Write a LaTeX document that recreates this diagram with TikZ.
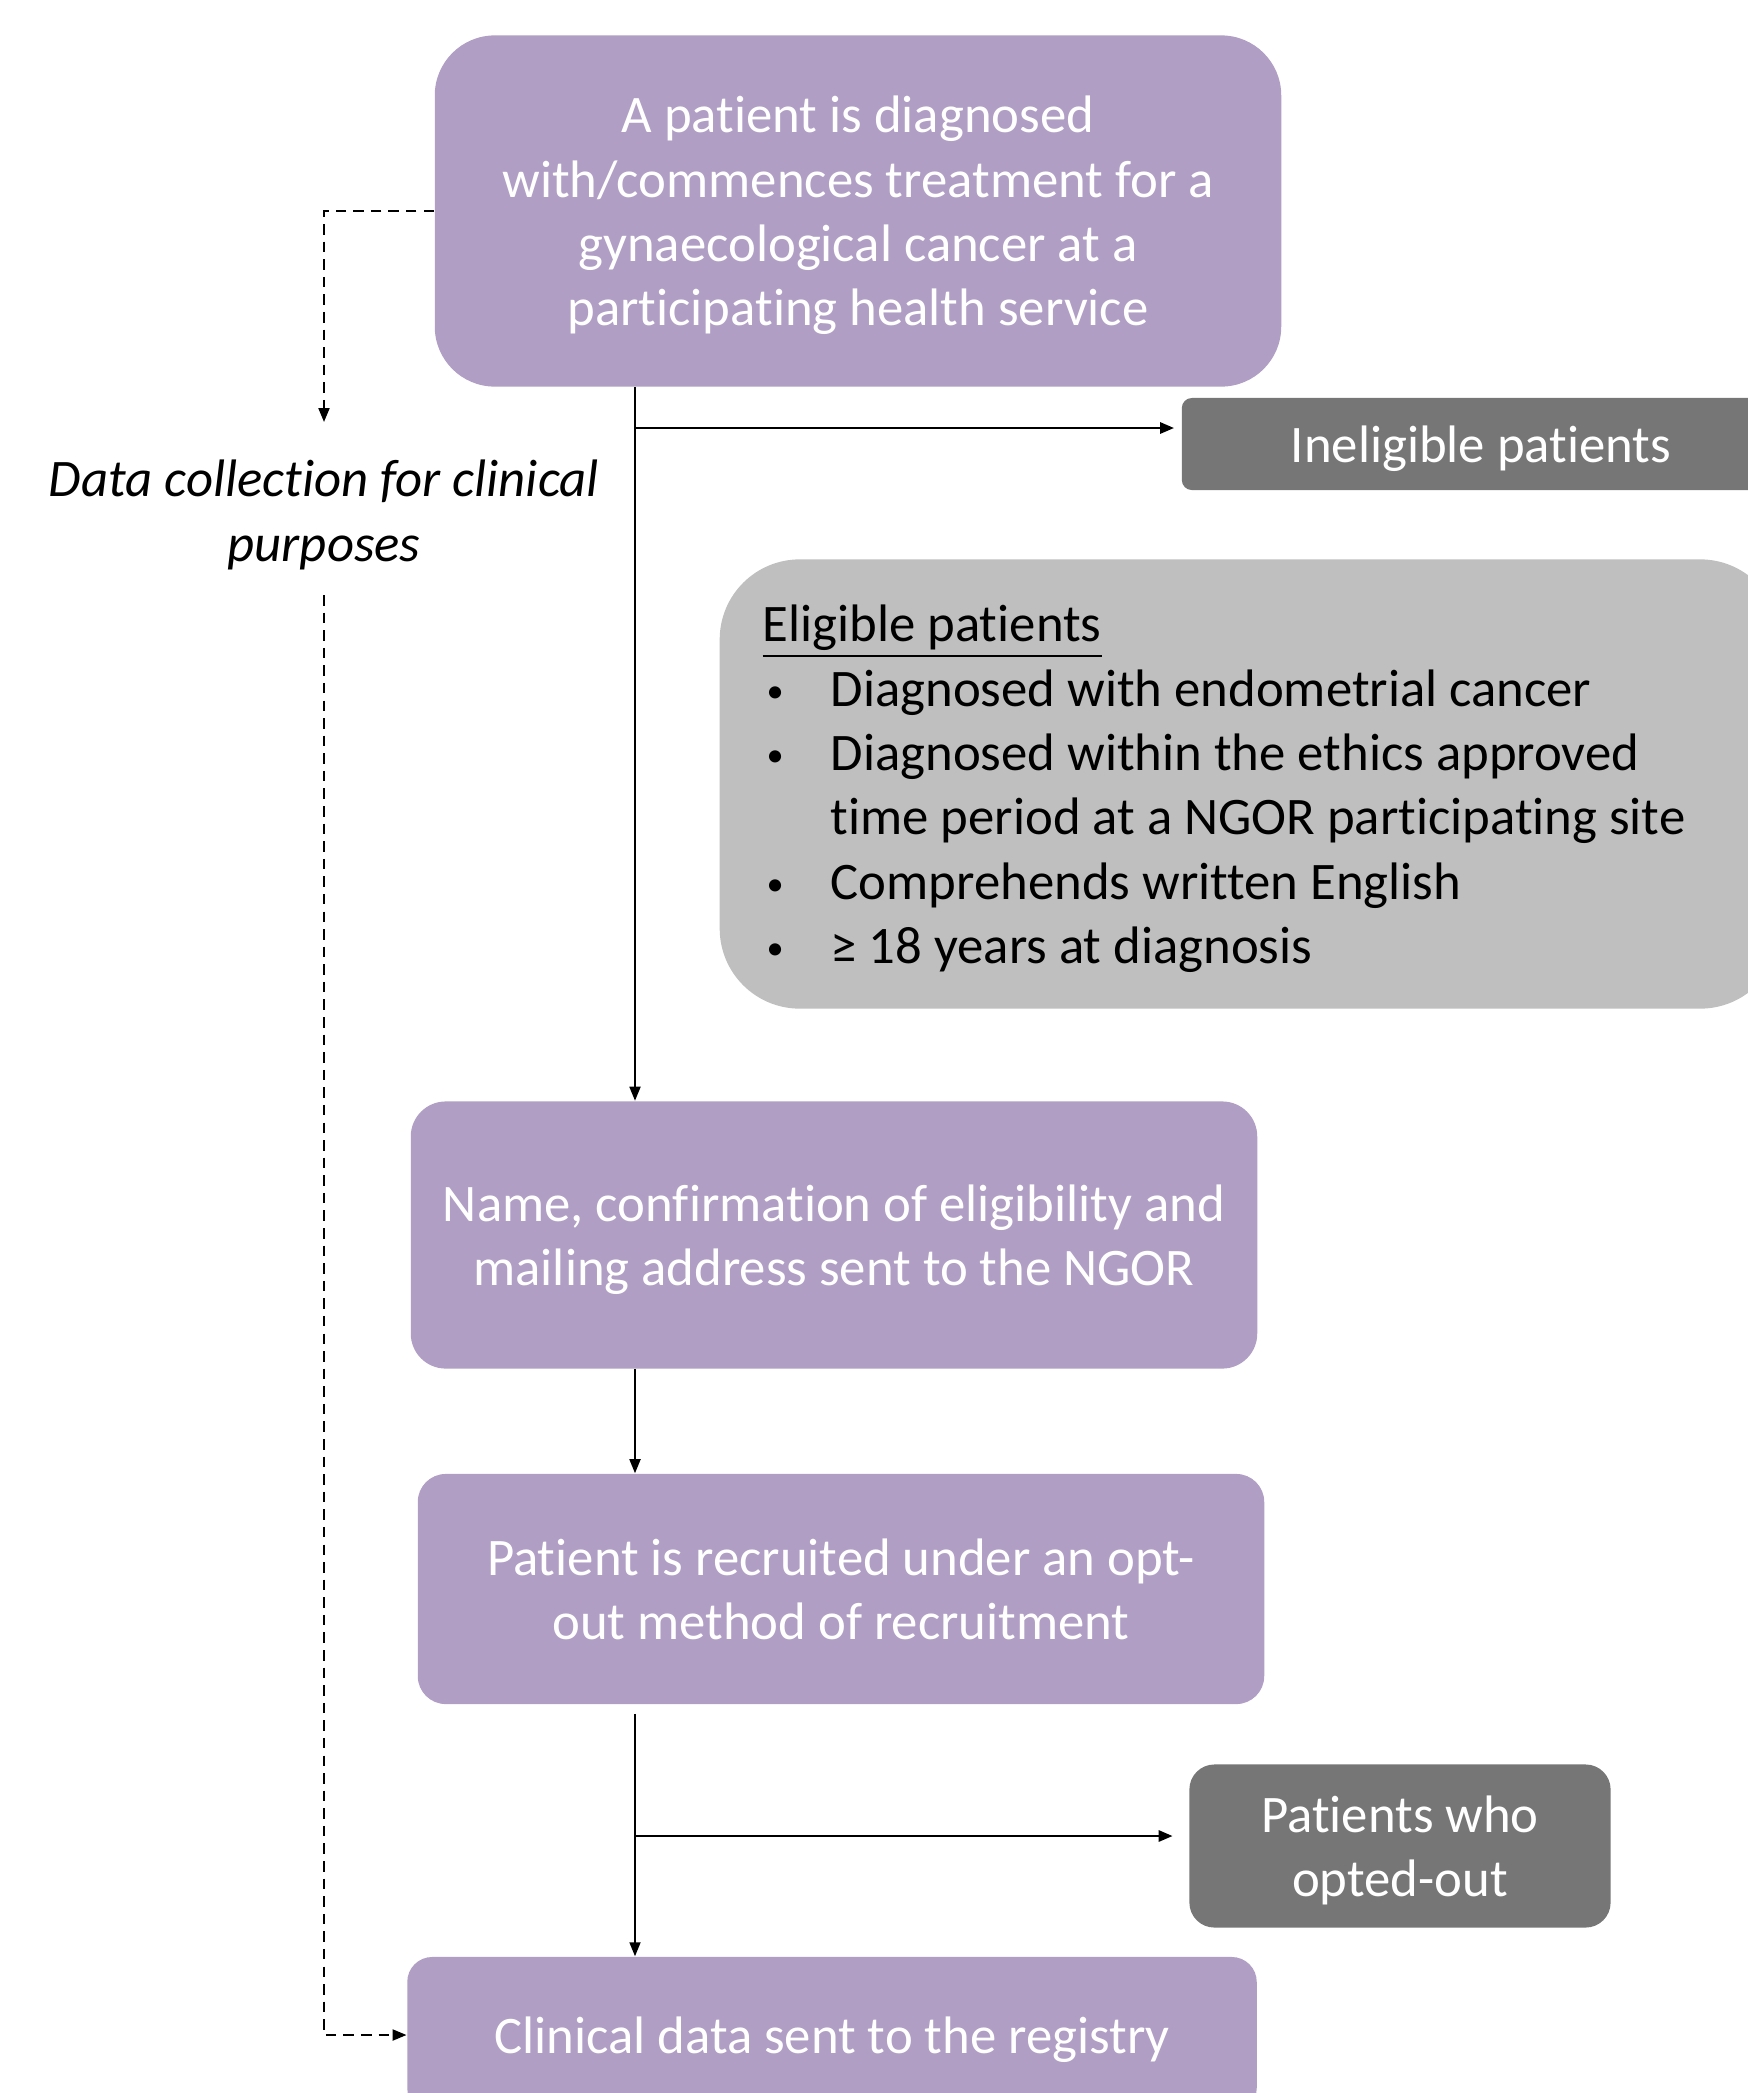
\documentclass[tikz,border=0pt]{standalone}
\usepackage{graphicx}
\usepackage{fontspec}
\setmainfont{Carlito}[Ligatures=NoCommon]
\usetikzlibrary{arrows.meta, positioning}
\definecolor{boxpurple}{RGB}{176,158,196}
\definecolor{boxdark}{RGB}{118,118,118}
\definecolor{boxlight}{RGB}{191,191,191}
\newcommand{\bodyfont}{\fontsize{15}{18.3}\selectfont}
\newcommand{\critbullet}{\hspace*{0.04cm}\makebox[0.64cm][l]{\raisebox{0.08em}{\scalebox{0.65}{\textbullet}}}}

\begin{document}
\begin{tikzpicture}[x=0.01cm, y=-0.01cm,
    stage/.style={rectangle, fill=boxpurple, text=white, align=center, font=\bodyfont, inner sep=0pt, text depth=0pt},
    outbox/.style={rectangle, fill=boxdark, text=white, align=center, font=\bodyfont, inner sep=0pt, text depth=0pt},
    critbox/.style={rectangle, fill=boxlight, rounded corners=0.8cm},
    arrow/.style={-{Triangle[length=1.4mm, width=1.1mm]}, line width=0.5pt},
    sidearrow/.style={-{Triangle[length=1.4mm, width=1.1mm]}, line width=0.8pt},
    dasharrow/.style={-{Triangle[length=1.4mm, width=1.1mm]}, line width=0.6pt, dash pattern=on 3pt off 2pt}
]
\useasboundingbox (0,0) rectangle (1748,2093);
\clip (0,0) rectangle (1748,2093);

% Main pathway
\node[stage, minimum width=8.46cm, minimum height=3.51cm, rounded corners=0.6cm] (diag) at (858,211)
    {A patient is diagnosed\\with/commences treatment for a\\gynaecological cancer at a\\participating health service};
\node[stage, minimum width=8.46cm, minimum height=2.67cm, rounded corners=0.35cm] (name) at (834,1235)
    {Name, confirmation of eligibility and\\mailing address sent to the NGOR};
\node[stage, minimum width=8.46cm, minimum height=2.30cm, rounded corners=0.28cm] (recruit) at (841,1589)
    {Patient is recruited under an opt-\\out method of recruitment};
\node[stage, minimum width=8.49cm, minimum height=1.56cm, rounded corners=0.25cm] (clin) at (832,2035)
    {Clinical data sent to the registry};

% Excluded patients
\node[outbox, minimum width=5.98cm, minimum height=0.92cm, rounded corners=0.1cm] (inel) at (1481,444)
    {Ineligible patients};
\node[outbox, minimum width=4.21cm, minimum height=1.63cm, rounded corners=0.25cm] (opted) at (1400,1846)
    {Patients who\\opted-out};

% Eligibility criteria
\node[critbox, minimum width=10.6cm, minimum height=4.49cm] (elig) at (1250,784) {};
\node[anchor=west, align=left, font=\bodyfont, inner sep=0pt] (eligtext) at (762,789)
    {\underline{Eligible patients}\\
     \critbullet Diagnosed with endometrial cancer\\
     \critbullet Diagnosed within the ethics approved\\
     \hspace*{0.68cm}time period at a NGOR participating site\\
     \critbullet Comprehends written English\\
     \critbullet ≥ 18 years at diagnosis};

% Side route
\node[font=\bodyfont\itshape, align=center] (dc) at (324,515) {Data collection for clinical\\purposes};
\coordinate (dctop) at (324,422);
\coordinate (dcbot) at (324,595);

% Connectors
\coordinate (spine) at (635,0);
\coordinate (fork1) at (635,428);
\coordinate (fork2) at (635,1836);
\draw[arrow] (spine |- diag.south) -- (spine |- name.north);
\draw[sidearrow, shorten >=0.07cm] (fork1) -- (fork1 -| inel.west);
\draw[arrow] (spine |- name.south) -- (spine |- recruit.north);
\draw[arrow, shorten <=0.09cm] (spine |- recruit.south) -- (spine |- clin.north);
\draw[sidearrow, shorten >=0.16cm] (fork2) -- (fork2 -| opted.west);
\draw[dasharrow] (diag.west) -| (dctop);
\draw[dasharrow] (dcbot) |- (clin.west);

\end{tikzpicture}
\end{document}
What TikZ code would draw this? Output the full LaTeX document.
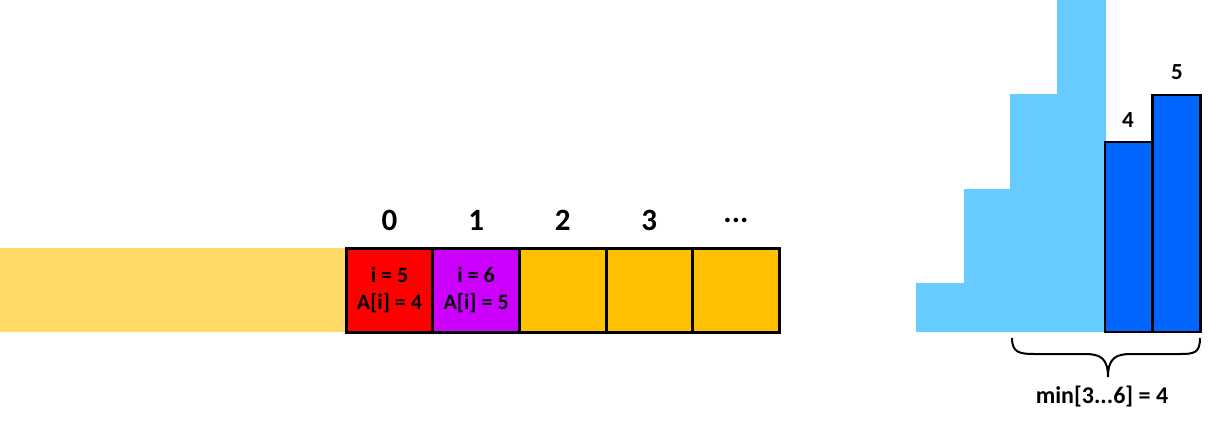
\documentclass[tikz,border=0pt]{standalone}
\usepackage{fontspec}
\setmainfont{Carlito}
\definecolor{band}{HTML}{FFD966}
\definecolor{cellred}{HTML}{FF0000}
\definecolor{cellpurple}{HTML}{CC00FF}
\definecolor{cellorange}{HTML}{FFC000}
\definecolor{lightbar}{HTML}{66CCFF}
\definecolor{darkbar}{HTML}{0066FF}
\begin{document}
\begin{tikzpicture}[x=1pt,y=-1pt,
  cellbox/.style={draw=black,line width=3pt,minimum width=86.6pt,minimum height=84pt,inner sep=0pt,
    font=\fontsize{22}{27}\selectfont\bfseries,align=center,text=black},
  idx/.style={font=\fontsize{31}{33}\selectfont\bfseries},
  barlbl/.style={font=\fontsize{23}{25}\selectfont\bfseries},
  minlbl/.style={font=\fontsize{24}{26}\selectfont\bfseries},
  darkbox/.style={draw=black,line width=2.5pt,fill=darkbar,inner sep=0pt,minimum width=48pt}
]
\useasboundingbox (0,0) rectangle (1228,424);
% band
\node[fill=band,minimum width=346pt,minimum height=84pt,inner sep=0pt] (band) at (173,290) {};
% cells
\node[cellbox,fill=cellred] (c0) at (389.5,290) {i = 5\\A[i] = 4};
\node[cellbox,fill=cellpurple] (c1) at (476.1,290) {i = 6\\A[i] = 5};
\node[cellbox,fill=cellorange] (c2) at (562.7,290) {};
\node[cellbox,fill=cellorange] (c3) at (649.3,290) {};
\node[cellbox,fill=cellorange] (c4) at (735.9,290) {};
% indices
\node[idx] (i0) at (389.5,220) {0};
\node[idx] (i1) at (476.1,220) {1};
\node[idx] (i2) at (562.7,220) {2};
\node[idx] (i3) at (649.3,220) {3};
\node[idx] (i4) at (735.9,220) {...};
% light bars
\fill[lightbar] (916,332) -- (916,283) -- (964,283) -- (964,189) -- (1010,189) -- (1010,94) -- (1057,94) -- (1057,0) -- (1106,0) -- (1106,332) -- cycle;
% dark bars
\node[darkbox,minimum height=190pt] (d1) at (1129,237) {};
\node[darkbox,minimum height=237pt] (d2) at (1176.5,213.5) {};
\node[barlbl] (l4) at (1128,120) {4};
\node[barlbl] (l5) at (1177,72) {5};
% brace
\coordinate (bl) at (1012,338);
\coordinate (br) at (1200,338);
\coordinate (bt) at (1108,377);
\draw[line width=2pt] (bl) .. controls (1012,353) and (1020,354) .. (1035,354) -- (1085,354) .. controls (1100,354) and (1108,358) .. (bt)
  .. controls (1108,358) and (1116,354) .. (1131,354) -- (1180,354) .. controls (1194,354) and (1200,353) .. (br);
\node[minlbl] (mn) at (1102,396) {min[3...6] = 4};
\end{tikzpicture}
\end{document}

------------------------

WORK REQUIRED =>
From start to finish, output the listing exactly, but omit its pictures.

IN RESPONSE =>
Write a LaTeX document that recreates this diagram with TikZ.
\documentclass[tikz,border=0pt]{standalone}
\usepackage{graphicx}
\usepackage{fontspec}
\setmainfont{Carlito}[Ligatures=NoCommon]
\usetikzlibrary{arrows.meta, positioning}
\definecolor{boxpurple}{RGB}{176,158,196}
\definecolor{boxdark}{RGB}{118,118,118}
\definecolor{boxlight}{RGB}{191,191,191}
\newcommand{\bodyfont}{\fontsize{15}{18.3}\selectfont}
\newcommand{\critbullet}{\hspace*{0.04cm}\makebox[0.64cm][l]{\raisebox{0.08em}{\scalebox{0.65}{\textbullet}}}}

\begin{document}
\begin{tikzpicture}[x=0.01cm, y=-0.01cm,
    stage/.style={rectangle, fill=boxpurple, text=white, align=center, font=\bodyfont, inner sep=0pt, text depth=0pt},
    outbox/.style={rectangle, fill=boxdark, text=white, align=center, font=\bodyfont, inner sep=0pt, text depth=0pt},
    critbox/.style={rectangle, fill=boxlight, rounded corners=0.8cm},
    arrow/.style={-{Triangle[length=1.4mm, width=1.1mm]}, line width=0.5pt},
    sidearrow/.style={-{Triangle[length=1.4mm, width=1.1mm]}, line width=0.8pt},
    dasharrow/.style={-{Triangle[length=1.4mm, width=1.1mm]}, line width=0.6pt, dash pattern=on 3pt off 2pt}
]
\useasboundingbox (0,0) rectangle (1748,2093);
\clip (0,0) rectangle (1748,2093);

% Main pathway
\node[stage, minimum width=8.46cm, minimum height=3.51cm, rounded corners=0.6cm] (diag) at (858,211)
    {A patient is diagnosed\\with/commences treatment for a\\gynaecological cancer at a\\participating health service};
\node[stage, minimum width=8.46cm, minimum height=2.67cm, rounded corners=0.35cm] (name) at (834,1235)
    {Name, confirmation of eligibility and\\mailing address sent to the NGOR};
\node[stage, minimum width=8.46cm, minimum height=2.30cm, rounded corners=0.28cm] (recruit) at (841,1589)
    {Patient is recruited under an opt-\\out method of recruitment};
\node[stage, minimum width=8.49cm, minimum height=1.56cm, rounded corners=0.25cm] (clin) at (832,2035)
    {Clinical data sent to the registry};

% Excluded patients
\node[outbox, minimum width=5.98cm, minimum height=0.92cm, rounded corners=0.1cm] (inel) at (1481,444)
    {Ineligible patients};
\node[outbox, minimum width=4.21cm, minimum height=1.63cm, rounded corners=0.25cm] (opted) at (1400,1846)
    {Patients who\\opted-out};

% Eligibility criteria
\node[critbox, minimum width=10.6cm, minimum height=4.49cm] (elig) at (1250,784) {};
\node[anchor=west, align=left, font=\bodyfont, inner sep=0pt] (eligtext) at (762,789)
    {\underline{Eligible patients}\\
     \critbullet Diagnosed with endometrial cancer\\
     \critbullet Diagnosed within the ethics approved\\
     \hspace*{0.68cm}time period at a NGOR participating site\\
     \critbullet Comprehends written English\\
     \critbullet ≥ 18 years at diagnosis};

% Side route
\node[font=\bodyfont\itshape, align=center] (dc) at (324,515) {Data collection for clinical\\purposes};
\coordinate (dctop) at (324,422);
\coordinate (dcbot) at (324,595);

% Connectors
\coordinate (spine) at (635,0);
\coordinate (fork1) at (635,428);
\coordinate (fork2) at (635,1836);
\draw[arrow] (spine |- diag.south) -- (spine |- name.north);
\draw[sidearrow, shorten >=0.07cm] (fork1) -- (fork1 -| inel.west);
\draw[arrow] (spine |- name.south) -- (spine |- recruit.north);
\draw[arrow, shorten <=0.09cm] (spine |- recruit.south) -- (spine |- clin.north);
\draw[sidearrow, shorten >=0.16cm] (fork2) -- (fork2 -| opted.west);
\draw[dasharrow] (diag.west) -| (dctop);
\draw[dasharrow] (dcbot) |- (clin.west);

\end{tikzpicture}
\end{document}
What TikZ code would draw this? Output the full LaTeX document.
\documentclass[tikz,border=0pt]{standalone}
\usepackage{fontspec}
\setmainfont{Carlito}
\definecolor{band}{HTML}{FFD966}
\definecolor{cellred}{HTML}{FF0000}
\definecolor{cellpurple}{HTML}{CC00FF}
\definecolor{cellorange}{HTML}{FFC000}
\definecolor{lightbar}{HTML}{66CCFF}
\definecolor{darkbar}{HTML}{0066FF}
\begin{document}
\begin{tikzpicture}[x=1pt,y=-1pt,
  cellbox/.style={draw=black,line width=3pt,minimum width=86.6pt,minimum height=84pt,inner sep=0pt,
    font=\fontsize{22}{27}\selectfont\bfseries,align=center,text=black},
  idx/.style={font=\fontsize{31}{33}\selectfont\bfseries},
  barlbl/.style={font=\fontsize{23}{25}\selectfont\bfseries},
  minlbl/.style={font=\fontsize{24}{26}\selectfont\bfseries},
  darkbox/.style={draw=black,line width=2.5pt,fill=darkbar,inner sep=0pt,minimum width=48pt}
]
\useasboundingbox (0,0) rectangle (1228,424);
% band
\node[fill=band,minimum width=346pt,minimum height=84pt,inner sep=0pt] (band) at (173,290) {};
% cells
\node[cellbox,fill=cellred] (c0) at (389.5,290) {i = 5\\A[i] = 4};
\node[cellbox,fill=cellpurple] (c1) at (476.1,290) {i = 6\\A[i] = 5};
\node[cellbox,fill=cellorange] (c2) at (562.7,290) {};
\node[cellbox,fill=cellorange] (c3) at (649.3,290) {};
\node[cellbox,fill=cellorange] (c4) at (735.9,290) {};
% indices
\node[idx] (i0) at (389.5,220) {0};
\node[idx] (i1) at (476.1,220) {1};
\node[idx] (i2) at (562.7,220) {2};
\node[idx] (i3) at (649.3,220) {3};
\node[idx] (i4) at (735.9,220) {...};
% light bars
\fill[lightbar] (916,332) -- (916,283) -- (964,283) -- (964,189) -- (1010,189) -- (1010,94) -- (1057,94) -- (1057,0) -- (1106,0) -- (1106,332) -- cycle;
% dark bars
\node[darkbox,minimum height=190pt] (d1) at (1129,237) {};
\node[darkbox,minimum height=237pt] (d2) at (1176.5,213.5) {};
\node[barlbl] (l4) at (1128,120) {4};
\node[barlbl] (l5) at (1177,72) {5};
% brace
\coordinate (bl) at (1012,338);
\coordinate (br) at (1200,338);
\coordinate (bt) at (1108,377);
\draw[line width=2pt] (bl) .. controls (1012,353) and (1020,354) .. (1035,354) -- (1085,354) .. controls (1100,354) and (1108,358) .. (bt)
  .. controls (1108,358) and (1116,354) .. (1131,354) -- (1180,354) .. controls (1194,354) and (1200,353) .. (br);
\node[minlbl] (mn) at (1102,396) {min[3...6] = 4};
\end{tikzpicture}
\end{document}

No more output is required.